FP: As you know, Manchester University Press has an excellent reputation for in-depth scholarly monographs. When we met last year I told you that I was keen to strengthen MUP’s contribution to interdisciplinary approaches to scholarship. Is this something you’d encourage us to do?
JS: Absolutely. Maybe you could even set up a series that champions interdisciplinary projects. There is a real need for innovation in this area in the current climate, which is in danger of being too defined by REF anxieties about disciplinary conformity. I’d like to see much more interdisciplinary work, which inspires academic writing to take risks and be more imaginative. 
FP: How would you define an interdisciplinary book in the humanities or social sciences?
JS: For me, it would be a book produced from a particular kind of thinking across conventional academic boundaries – one that could not have been conceptualized from within the traditions of one field.  Some of the most interesting interdisciplinary work, I think, sits in between the humanities and the social sciences, perhaps combining usually incommensurate scales or registers: for example, the economic and the textual, or the empirical and the poetic. Usually, these books help us think across several fields (rather than just combining two) and they often unsettle our world views, leaving us in a new place that might reframe our research focus. Sometimes, though not always, the best interdisciplinary writing has a strong conceptual mission that literally picks us up and puts us down somewhere we had not already quite imagined through our existing academic frameworks.
FP: We’ve published specialist books that are read by more than the core audience to which it is directed. Would you call these interdisciplinary?
JS: Not exactly, no. I think there’s a crucial distinction between books, which speak to more than one discipline, and perhaps would be of interest to people beyond their disciplinary focus (for example, the work of a cultural historian might be read by literary critics working on a similar topic) and books, which are interdisciplinary in aim and scope. Often, the latter seek to mark out new spaces through which to approach intellectual questions, rather than just combining two existing approaches.
FP: Bookshops, libraries and online databases all seem to still rely on the old discipline distinctions.

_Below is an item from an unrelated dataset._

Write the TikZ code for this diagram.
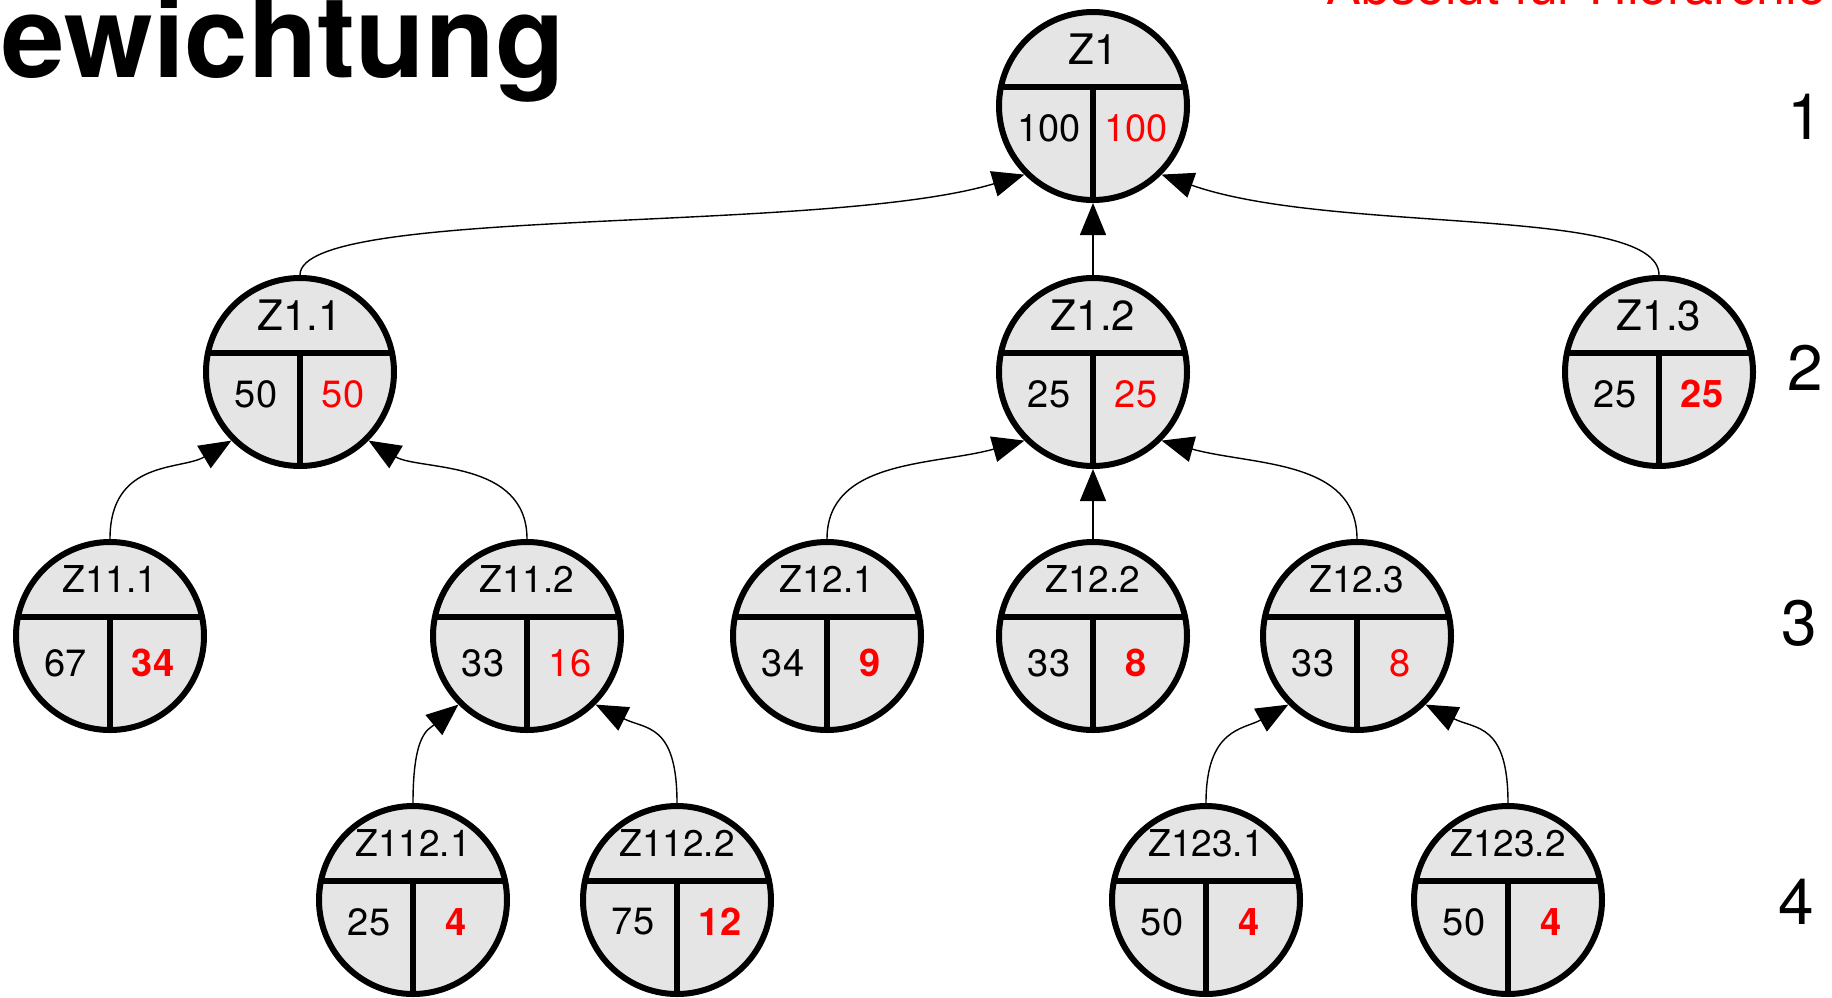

Do you have any recommendations as to how we should let people know about any truly interdisciplinary works?
JS: Good question. I wish I had a single brilliant suggestion to remedy this but I suspect it’s a more complex challenge, which would involve a series of intersecting interventions by some kind of alliance between publishers, academics and librarians committed to promoting interdisciplinary research. And it would be great if the AHRC, the ESRC and indeed the REF panels were all asked to set out some new proposals of how to address the continuing problems of ruling interdisciplinary work out of the main frame.
FP: The Academy is still pretty much defined by well-established disciplines. What advice would you give young scholars who want to approach important issues via truly interdisciplinary means? Will this help or harm their future prospects?
JS: Well, it’d be easy just to say that there are plenty of highly successful academics whose careers have been built on interdisciplinary work; and we could claim that many of the most influential thinkers who have shaped our intellectual landscapes today have been interdisciplinary in their worldviews (think of Marx, Freud and Foucault, for example, or think of Spivak, Hall, Haraway and Butler). But I wouldn’t want to suggest to young scholars that there are not real barriers and risks involved in not being intelligible to a disciplinary appointment committee or a funding council. I suppose in the end, the necessary skill to develop if you want to pursue an interdisciplinary research career is one which ensures your work translates relatively clearly into a number of more disciplinary fields. In this sense, it’s a question of knowing your audience and being able and willing to invite them into your way of thinking that is sufficiently interesting, and most importantly perhaps, rigorous, to engage them successfully in your intellectual project.